Tears clogged my throat, and I couldn’t speak, only look at him and let the knowledge of what he had become sink in.
“You’re a werewolf,” Iain said. “You’ve got it, CLS.”
“The phenotypic expression, yes.”
“How?” I choked out.
“I had hoped you would find that out by now. You must be close.”
“Did you have a vaccine? A flu shot?”
“They shot me up with something, but I don’t know what it was. All I know is that I lost a few weeks. When I woke up, I had it. Remember when I was supposedly in Atlanta for the final merger briefings?”
“Who did this to you?”
“Hippocrates Pharmaceuticals.” He crossed his arms, and I wondered if the chill in the air was getting to him. “They would have done it to you, too, if they’d had the chance. That’s why I had to get you out of there. Oh, Joanie, it hurt so much to lose you.”
“I thought that’s why you let me go, because you thought it was my fault.”
He shook his head, but he didn’t hold his arms out so I kept myself from running into them. This certainly was not how I pictured our reconciliation.
“You were there. At the fire.”
“I was. They set it, but I made sure to distract you so you’d get out of there.” He reached over and brushed a tear off my cheek. I grabbed his hand and held it to my face. “I just didn’t expect you to get caught on the stool. How’s your arm?”
“The shoulder is fine. The wrist is hurt from other things.”
“Why did you want to see us?” Iain broke in. “You’re one of them now. What could you possibly want with us?”
“To give you one last warning.”
My heart skipped a beat. “What?”
“You have to work fast to isolate the ingredient in the vaccines that’s causing this. Your grandfather was close to finding out something, but they got him before he could.”
“Why do we have to work fast?”
“Isn’t it obvious? They’re trying to kill you so you can’t. And they’ve just gotten a contract for the new bird flu vaccine for the whole nation, not just this area.”
I caught my breath and heard Iain do so as well. With the media hype about the new pandemic, that would be a very popular vaccine, even more so than the regular flu shots.
“Why create a problem without a cure?” asked Iain. “Or were they planning to cause an epidemic and then have the only way to treat it?”

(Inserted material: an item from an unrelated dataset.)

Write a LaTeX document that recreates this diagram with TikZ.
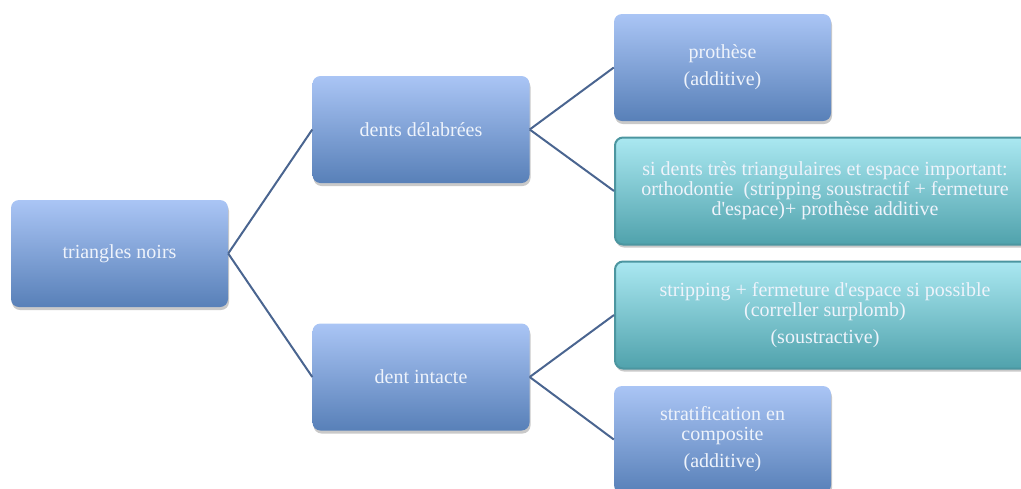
\documentclass[tikz,border=0pt]{standalone}
\usepackage{fontspec}
\setmainfont{Liberation Serif}
\usetikzlibrary{shadows}

\definecolor{boxtop}{RGB}{170,197,245}
\definecolor{boxmid}{RGB}{139,170,222}
\definecolor{boxbot}{RGB}{88,128,184}
\definecolor{tealtop}{RGB}{170,232,241}
\definecolor{tealmid}{RGB}{132,204,214}
\definecolor{tealbot}{RGB}{80,162,172}
\definecolor{tealedge}{RGB}{76,150,160}
\definecolor{wire}{RGB}{74,101,144}
\definecolor{boxtext}{RGB}{238,243,251}

\begin{document}
\begin{tikzpicture}[
    x=1pt, y=-1pt,
    card/.style={
      font=\fontsize{20}{20}\selectfont, align=center, text=boxtext,
      rectangle, rounded corners=8pt,
      minimum width=217pt, minimum height=107pt, inner sep=2pt,
      drop shadow={shadow xshift=1pt, shadow yshift=-3pt, opacity=0.3, fill=black!70},
    },
    bluecard/.style={
      card, draw=none,
      top color=boxtop, middle color=boxmid, bottom color=boxbot,
    },
    tealcard/.style={
      card, draw=tealedge, line width=2pt,
      top color=tealtop, middle color=tealmid, bottom color=tealbot,
      minimum width=420pt, minimum height=107pt,
    },
    branch/.style={wire, line width=2pt},
]
\useasboundingbox (0,0) rectangle (1021,488);
\clip (0,0) rectangle (1021,488);

\node[bluecard] (root) at (119.5,253.5) {triangles noirs};

\node[bluecard] (broken) at (421,129.5) {dents délabrées};
\node[bluecard] (intact) at (421,377) {dent intacte};

\node[bluecard] (prosth) at (722.5,67.5) {prothèse\\[7pt](additive)};
\node[tealcard] (ortho) at (825,191)
  {si dents très triangulaires et espace important:\\
   orthodontie~ (stripping soustractif + fermeture\\
   d\textquotesingle espace)+ prothèse additive};
\node[tealcard] (strip) at (825,315)
  {stripping + fermeture d\textquotesingle espace si possible\\
   (correller surplomb)\\[7pt](soustractive)};
\node[bluecard] (strat) at (722.5,439.5)
  {stratification en\\composite\\[7pt](additive)};

% branches
\draw[branch] (root.east) -- (broken.west);
\draw[branch] (root.east) -- (intact.west);
\draw[branch] (broken.east) -- (prosth.west);
\draw[branch] (broken.east) -- (ortho.west);
\draw[branch] (intact.east) -- (strip.west);
\draw[branch] (intact.east) -- (strat.west);

\end{tikzpicture}
\end{document}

Robert didn’t answer, but I knew it was true. He was stuck with them, but I wasn’t.
“Listen, Joanie, they’ve already killed Louise.”
I remembered the terrible night she died and the black wolf outside the kitchen window. “You brought her to the Manor. Why?”
“I found her by her car. She needed help but was so far off the road, there was no way I could get help to her in time. I thought you might be able to help her, so I changed and explained it to her, and I carried her most of the way there. I couldn’t let you see me because I knew it would frighten you. I didn’t mean to walk by the light near the kitchen.”
That explained the intense look on her face when she’d told me,
“Why are you doing this?” I asked. “Why are you warning us and telling us all of this now?”
“Because they’re on my heels waiting for me to lead them to the van Doren boy. And because…” He shook his head, his turn to be choked. He pulled his hand away. “Because I shouldn’t have. That is, we shouldn’t have.”
“No, it’s okay, I wanted it to happen. I was happy there, with you. I’ve missed you terribly.”
“You helped me feel like a young man again, Joanna Fisher. That’s why I kept you around long after you could have gone on to your own lab.”